# Task prompt:
Gather from the listing below each line that includes the word "React", and copy it.

-- START OF Input data --

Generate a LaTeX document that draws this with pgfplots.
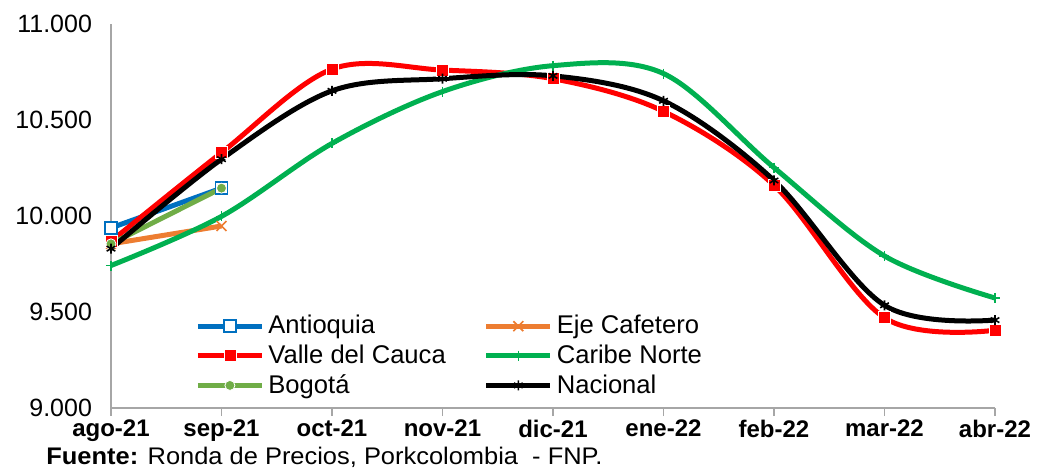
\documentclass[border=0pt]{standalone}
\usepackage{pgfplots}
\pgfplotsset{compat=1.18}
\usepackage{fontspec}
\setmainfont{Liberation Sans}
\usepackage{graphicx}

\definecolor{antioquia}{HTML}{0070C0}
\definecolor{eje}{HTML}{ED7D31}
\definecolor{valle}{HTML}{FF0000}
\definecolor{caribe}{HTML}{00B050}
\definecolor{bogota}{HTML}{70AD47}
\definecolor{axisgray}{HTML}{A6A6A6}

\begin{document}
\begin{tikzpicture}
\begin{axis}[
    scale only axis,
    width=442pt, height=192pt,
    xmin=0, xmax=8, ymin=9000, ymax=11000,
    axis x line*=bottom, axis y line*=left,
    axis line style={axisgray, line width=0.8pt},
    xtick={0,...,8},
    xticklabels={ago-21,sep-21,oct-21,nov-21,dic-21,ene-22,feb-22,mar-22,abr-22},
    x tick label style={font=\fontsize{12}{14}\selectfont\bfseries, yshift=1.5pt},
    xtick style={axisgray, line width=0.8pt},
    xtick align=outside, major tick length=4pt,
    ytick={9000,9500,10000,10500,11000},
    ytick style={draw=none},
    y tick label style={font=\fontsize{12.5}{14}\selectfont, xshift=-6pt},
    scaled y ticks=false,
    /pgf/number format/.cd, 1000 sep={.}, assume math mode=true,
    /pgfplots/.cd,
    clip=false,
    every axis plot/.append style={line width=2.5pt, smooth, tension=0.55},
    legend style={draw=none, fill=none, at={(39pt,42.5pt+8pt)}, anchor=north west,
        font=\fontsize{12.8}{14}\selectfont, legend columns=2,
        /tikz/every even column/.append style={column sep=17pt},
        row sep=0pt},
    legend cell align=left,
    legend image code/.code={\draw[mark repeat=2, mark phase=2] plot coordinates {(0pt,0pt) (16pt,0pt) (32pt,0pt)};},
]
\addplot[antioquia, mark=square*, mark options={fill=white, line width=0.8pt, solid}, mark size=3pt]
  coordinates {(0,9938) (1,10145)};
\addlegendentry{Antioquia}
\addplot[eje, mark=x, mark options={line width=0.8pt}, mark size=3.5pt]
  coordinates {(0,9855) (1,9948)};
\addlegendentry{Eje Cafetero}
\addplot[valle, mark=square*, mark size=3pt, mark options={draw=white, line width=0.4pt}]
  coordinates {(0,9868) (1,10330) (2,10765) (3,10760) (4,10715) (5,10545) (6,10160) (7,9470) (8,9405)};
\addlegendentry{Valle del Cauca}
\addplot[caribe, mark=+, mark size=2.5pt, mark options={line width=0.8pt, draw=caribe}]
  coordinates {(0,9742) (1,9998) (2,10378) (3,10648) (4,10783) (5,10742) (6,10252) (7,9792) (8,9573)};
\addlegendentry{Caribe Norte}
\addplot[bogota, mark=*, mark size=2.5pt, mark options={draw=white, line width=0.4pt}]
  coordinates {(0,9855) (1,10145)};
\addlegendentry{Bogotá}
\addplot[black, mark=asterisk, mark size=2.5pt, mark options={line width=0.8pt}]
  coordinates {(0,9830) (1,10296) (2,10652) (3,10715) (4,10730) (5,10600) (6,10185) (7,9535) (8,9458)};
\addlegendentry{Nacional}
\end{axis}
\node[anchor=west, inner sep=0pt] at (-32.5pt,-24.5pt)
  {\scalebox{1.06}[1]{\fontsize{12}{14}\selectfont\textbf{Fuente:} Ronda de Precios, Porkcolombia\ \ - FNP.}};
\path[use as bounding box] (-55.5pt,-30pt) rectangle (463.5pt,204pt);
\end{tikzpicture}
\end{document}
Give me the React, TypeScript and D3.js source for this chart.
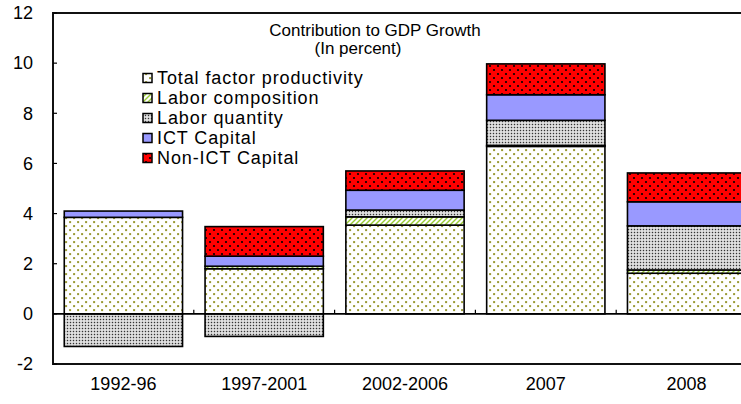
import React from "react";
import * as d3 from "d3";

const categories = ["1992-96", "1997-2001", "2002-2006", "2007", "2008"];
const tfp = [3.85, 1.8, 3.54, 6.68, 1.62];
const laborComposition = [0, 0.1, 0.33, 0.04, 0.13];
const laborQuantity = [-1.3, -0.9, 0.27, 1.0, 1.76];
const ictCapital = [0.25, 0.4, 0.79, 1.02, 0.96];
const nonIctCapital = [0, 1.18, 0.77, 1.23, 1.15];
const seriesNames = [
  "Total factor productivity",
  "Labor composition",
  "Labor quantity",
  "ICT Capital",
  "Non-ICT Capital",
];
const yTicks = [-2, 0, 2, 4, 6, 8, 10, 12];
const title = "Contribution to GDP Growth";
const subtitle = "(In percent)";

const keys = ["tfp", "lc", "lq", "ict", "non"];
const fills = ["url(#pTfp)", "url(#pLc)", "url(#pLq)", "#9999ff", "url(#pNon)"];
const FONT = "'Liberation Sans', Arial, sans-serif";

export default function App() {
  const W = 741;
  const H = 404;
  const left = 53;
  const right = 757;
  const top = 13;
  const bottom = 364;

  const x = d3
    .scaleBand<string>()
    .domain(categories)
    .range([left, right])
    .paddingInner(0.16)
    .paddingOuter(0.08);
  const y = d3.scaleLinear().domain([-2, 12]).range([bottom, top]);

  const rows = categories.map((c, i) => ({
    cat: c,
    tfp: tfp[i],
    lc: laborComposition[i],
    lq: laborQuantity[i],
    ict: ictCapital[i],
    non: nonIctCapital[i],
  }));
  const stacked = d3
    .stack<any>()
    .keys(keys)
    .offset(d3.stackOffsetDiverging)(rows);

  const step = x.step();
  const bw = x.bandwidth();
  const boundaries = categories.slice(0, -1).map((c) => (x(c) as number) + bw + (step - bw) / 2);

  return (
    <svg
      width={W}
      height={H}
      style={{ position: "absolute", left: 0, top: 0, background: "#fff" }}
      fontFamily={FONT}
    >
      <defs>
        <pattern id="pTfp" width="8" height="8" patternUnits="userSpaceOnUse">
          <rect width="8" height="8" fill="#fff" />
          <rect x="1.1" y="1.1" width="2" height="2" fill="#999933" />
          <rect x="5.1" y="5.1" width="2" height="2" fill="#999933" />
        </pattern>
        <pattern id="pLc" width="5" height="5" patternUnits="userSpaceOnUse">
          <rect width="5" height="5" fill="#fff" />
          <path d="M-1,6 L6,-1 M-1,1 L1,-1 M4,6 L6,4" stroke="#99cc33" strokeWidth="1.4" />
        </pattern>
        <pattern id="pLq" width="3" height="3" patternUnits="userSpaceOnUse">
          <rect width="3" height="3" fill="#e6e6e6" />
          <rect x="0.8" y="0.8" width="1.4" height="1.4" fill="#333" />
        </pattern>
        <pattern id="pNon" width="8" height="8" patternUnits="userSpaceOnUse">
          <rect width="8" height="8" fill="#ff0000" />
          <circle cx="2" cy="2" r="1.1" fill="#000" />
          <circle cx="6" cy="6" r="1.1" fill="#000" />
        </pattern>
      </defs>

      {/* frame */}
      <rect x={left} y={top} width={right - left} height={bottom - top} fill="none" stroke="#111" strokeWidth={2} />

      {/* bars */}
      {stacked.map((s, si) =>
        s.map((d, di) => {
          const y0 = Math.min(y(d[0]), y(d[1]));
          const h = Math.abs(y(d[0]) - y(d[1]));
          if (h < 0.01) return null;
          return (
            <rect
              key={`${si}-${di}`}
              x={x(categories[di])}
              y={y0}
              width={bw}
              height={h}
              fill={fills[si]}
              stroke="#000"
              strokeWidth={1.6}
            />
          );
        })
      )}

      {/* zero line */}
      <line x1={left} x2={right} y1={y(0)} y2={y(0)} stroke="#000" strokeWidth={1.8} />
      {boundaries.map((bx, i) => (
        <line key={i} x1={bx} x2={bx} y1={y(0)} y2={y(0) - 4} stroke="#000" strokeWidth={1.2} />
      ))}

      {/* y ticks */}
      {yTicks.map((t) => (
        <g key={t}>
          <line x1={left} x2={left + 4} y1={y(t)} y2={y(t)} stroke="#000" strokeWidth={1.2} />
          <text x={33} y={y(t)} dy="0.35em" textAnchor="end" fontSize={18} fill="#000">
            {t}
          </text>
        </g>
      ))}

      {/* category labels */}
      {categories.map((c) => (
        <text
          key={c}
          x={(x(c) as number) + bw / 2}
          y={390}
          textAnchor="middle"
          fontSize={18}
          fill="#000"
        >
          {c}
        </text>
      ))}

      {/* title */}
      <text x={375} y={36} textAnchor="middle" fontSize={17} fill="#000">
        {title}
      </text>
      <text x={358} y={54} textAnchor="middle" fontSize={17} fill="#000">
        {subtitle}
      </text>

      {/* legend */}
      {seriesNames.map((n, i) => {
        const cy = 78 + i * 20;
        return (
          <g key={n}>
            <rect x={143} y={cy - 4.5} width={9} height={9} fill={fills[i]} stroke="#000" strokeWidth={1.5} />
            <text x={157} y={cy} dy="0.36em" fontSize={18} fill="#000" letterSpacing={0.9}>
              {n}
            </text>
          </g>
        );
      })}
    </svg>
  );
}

-- END OF Input data --

# Solution for this problem:
Give me the React, TypeScript and D3.js source for this chart.
import React from "react";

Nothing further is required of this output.